## TO DO
Restate the listing below word for word, omitting any images.

|---|

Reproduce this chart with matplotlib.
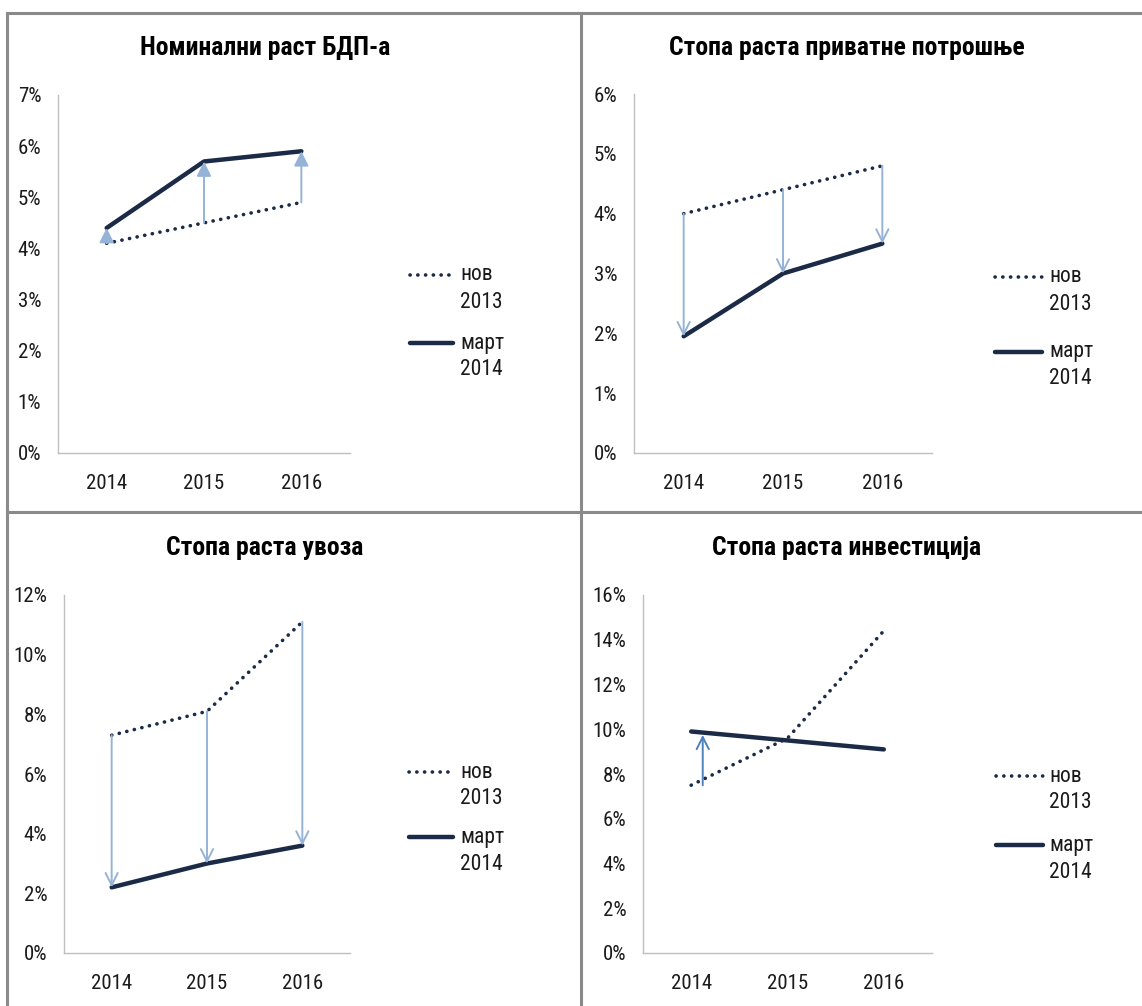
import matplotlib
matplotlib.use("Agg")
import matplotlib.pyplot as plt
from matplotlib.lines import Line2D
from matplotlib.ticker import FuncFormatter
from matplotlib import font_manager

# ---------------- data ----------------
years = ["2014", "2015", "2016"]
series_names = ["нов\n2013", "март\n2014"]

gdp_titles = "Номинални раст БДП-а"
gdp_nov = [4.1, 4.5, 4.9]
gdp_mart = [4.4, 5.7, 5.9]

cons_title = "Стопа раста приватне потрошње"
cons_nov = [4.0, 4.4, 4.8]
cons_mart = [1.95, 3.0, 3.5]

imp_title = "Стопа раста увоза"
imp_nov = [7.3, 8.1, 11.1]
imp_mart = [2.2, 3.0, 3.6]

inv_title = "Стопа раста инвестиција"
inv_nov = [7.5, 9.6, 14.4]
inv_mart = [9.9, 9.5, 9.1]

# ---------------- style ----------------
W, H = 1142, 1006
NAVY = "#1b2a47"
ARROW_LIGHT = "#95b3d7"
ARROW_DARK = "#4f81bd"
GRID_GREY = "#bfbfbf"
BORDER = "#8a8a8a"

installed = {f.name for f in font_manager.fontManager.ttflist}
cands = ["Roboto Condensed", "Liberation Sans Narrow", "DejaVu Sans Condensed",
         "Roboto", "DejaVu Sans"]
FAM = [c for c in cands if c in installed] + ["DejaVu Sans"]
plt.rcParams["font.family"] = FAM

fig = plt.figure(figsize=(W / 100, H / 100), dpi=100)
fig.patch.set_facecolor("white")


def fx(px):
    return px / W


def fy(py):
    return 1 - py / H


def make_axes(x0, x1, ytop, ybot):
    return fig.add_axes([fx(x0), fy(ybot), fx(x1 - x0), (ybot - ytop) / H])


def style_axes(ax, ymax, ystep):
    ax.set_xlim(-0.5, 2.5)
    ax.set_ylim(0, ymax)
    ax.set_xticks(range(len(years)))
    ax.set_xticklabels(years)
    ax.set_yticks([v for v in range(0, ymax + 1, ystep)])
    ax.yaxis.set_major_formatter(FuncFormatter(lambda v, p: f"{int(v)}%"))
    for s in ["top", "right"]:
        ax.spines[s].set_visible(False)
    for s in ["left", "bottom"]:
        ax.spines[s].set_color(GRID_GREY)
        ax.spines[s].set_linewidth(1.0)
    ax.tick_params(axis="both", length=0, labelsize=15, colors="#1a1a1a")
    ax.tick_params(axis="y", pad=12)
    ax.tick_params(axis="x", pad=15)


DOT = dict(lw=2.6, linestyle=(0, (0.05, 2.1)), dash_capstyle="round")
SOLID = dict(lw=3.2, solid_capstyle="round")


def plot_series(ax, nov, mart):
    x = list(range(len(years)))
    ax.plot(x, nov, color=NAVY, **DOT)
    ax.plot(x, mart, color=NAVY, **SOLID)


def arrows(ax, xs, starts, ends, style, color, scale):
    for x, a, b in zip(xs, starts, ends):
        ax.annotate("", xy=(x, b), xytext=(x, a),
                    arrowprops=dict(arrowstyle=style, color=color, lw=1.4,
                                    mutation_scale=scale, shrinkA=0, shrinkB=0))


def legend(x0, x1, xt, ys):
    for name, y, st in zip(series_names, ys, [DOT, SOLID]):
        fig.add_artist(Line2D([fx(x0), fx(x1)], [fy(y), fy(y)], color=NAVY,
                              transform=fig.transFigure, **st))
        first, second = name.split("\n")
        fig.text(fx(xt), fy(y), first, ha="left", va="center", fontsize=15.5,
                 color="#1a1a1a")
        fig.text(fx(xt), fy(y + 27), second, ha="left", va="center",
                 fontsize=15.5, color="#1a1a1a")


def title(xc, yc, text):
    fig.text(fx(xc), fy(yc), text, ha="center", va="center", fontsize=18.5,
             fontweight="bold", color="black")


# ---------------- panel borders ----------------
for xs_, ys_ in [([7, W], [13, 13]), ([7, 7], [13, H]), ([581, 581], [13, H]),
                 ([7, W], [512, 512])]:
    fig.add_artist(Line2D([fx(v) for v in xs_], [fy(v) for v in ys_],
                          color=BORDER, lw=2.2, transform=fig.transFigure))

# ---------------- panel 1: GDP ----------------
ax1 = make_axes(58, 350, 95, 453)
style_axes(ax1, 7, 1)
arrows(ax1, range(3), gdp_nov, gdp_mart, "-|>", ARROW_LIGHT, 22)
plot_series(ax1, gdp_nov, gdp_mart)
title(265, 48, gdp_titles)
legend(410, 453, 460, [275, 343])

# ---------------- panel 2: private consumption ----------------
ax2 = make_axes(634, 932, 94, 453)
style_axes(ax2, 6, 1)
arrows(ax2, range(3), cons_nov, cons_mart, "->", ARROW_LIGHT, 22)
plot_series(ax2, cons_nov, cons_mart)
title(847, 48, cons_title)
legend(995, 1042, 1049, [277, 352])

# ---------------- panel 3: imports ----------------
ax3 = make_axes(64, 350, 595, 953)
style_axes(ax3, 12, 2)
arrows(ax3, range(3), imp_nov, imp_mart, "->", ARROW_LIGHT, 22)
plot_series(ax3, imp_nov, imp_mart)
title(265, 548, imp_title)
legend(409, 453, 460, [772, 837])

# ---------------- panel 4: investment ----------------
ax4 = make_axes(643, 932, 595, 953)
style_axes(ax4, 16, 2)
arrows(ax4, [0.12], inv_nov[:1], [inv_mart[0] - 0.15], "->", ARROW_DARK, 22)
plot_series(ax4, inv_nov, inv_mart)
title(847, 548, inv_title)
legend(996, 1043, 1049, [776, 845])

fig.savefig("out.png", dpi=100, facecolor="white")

|---|

## RESPONSE
Reproduce this chart with matplotlib.
import matplotlib
matplotlib.use("Agg")
import matplotlib.pyplot as plt
from matplotlib.lines import Line2D
from matplotlib.ticker import FuncFormatter
from matplotlib import font_manager

# ---------------- data ----------------
years = ["2014", "2015", "2016"]
series_names = ["нов\n2013", "март\n2014"]

gdp_titles = "Номинални раст БДП-а"
gdp_nov = [4.1, 4.5, 4.9]
gdp_mart = [4.4, 5.7, 5.9]

cons_title = "Стопа раста приватне потрошње"
cons_nov = [4.0, 4.4, 4.8]
cons_mart = [1.95, 3.0, 3.5]

imp_title = "Стопа раста увоза"
imp_nov = [7.3, 8.1, 11.1]
imp_mart = [2.2, 3.0, 3.6]

inv_title = "Стопа раста инвестиција"
inv_nov = [7.5, 9.6, 14.4]
inv_mart = [9.9, 9.5, 9.1]

# ---------------- style ----------------
W, H = 1142, 1006
NAVY = "#1b2a47"
ARROW_LIGHT = "#95b3d7"
ARROW_DARK = "#4f81bd"
GRID_GREY = "#bfbfbf"
BORDER = "#8a8a8a"

installed = {f.name for f in font_manager.fontManager.ttflist}
cands = ["Roboto Condensed", "Liberation Sans Narrow", "DejaVu Sans Condensed",
         "Roboto", "DejaVu Sans"]
FAM = [c for c in cands if c in installed] + ["DejaVu Sans"]
plt.rcParams["font.family"] = FAM

fig = plt.figure(figsize=(W / 100, H / 100), dpi=100)
fig.patch.set_facecolor("white")


def fx(px):
    return px / W


def fy(py):
    return 1 - py / H


def make_axes(x0, x1, ytop, ybot):
    return fig.add_axes([fx(x0), fy(ybot), fx(x1 - x0), (ybot - ytop) / H])


def style_axes(ax, ymax, ystep):
    ax.set_xlim(-0.5, 2.5)
    ax.set_ylim(0, ymax)
    ax.set_xticks(range(len(years)))
    ax.set_xticklabels(years)
    ax.set_yticks([v for v in range(0, ymax + 1, ystep)])
    ax.yaxis.set_major_formatter(FuncFormatter(lambda v, p: f"{int(v)}%"))
    for s in ["top", "right"]:
        ax.spines[s].set_visible(False)
    for s in ["left", "bottom"]:
        ax.spines[s].set_color(GRID_GREY)
        ax.spines[s].set_linewidth(1.0)
    ax.tick_params(axis="both", length=0, labelsize=15, colors="#1a1a1a")
    ax.tick_params(axis="y", pad=12)
    ax.tick_params(axis="x", pad=15)


DOT = dict(lw=2.6, linestyle=(0, (0.05, 2.1)), dash_capstyle="round")
SOLID = dict(lw=3.2, solid_capstyle="round")


def plot_series(ax, nov, mart):
    x = list(range(len(years)))
    ax.plot(x, nov, color=NAVY, **DOT)
    ax.plot(x, mart, color=NAVY, **SOLID)


def arrows(ax, xs, starts, ends, style, color, scale):
    for x, a, b in zip(xs, starts, ends):
        ax.annotate("", xy=(x, b), xytext=(x, a),
                    arrowprops=dict(arrowstyle=style, color=color, lw=1.4,
                                    mutation_scale=scale, shrinkA=0, shrinkB=0))


def legend(x0, x1, xt, ys):
    for name, y, st in zip(series_names, ys, [DOT, SOLID]):
        fig.add_artist(Line2D([fx(x0), fx(x1)], [fy(y), fy(y)], color=NAVY,
                              transform=fig.transFigure, **st))
        first, second = name.split("\n")
        fig.text(fx(xt), fy(y), first, ha="left", va="center", fontsize=15.5,
                 color="#1a1a1a")
        fig.text(fx(xt), fy(y + 27), second, ha="left", va="center",
                 fontsize=15.5, color="#1a1a1a")


def title(xc, yc, text):
    fig.text(fx(xc), fy(yc), text, ha="center", va="center", fontsize=18.5,
             fontweight="bold", color="black")


# ---------------- panel borders ----------------
for xs_, ys_ in [([7, W], [13, 13]), ([7, 7], [13, H]), ([581, 581], [13, H]),
                 ([7, W], [512, 512])]:
    fig.add_artist(Line2D([fx(v) for v in xs_], [fy(v) for v in ys_],
                          color=BORDER, lw=2.2, transform=fig.transFigure))

# ---------------- panel 1: GDP ----------------
ax1 = make_axes(58, 350, 95, 453)
style_axes(ax1, 7, 1)
arrows(ax1, range(3), gdp_nov, gdp_mart, "-|>", ARROW_LIGHT, 22)
plot_series(ax1, gdp_nov, gdp_mart)
title(265, 48, gdp_titles)
legend(410, 453, 460, [275, 343])

# ---------------- panel 2: private consumption ----------------
ax2 = make_axes(634, 932, 94, 453)
style_axes(ax2, 6, 1)
arrows(ax2, range(3), cons_nov, cons_mart, "->", ARROW_LIGHT, 22)
plot_series(ax2, cons_nov, cons_mart)
title(847, 48, cons_title)
legend(995, 1042, 1049, [277, 352])

# ---------------- panel 3: imports ----------------
ax3 = make_axes(64, 350, 595, 953)
style_axes(ax3, 12, 2)
arrows(ax3, range(3), imp_nov, imp_mart, "->", ARROW_LIGHT, 22)
plot_series(ax3, imp_nov, imp_mart)
title(265, 548, imp_title)
legend(409, 453, 460, [772, 837])

# ---------------- panel 4: investment ----------------
ax4 = make_axes(643, 932, 595, 953)
style_axes(ax4, 16, 2)
arrows(ax4, [0.12], inv_nov[:1], [inv_mart[0] - 0.15], "->", ARROW_DARK, 22)
plot_series(ax4, inv_nov, inv_mart)
title(847, 548, inv_title)
legend(996, 1043, 1049, [776, 845])

fig.savefig("out.png", dpi=100, facecolor="white")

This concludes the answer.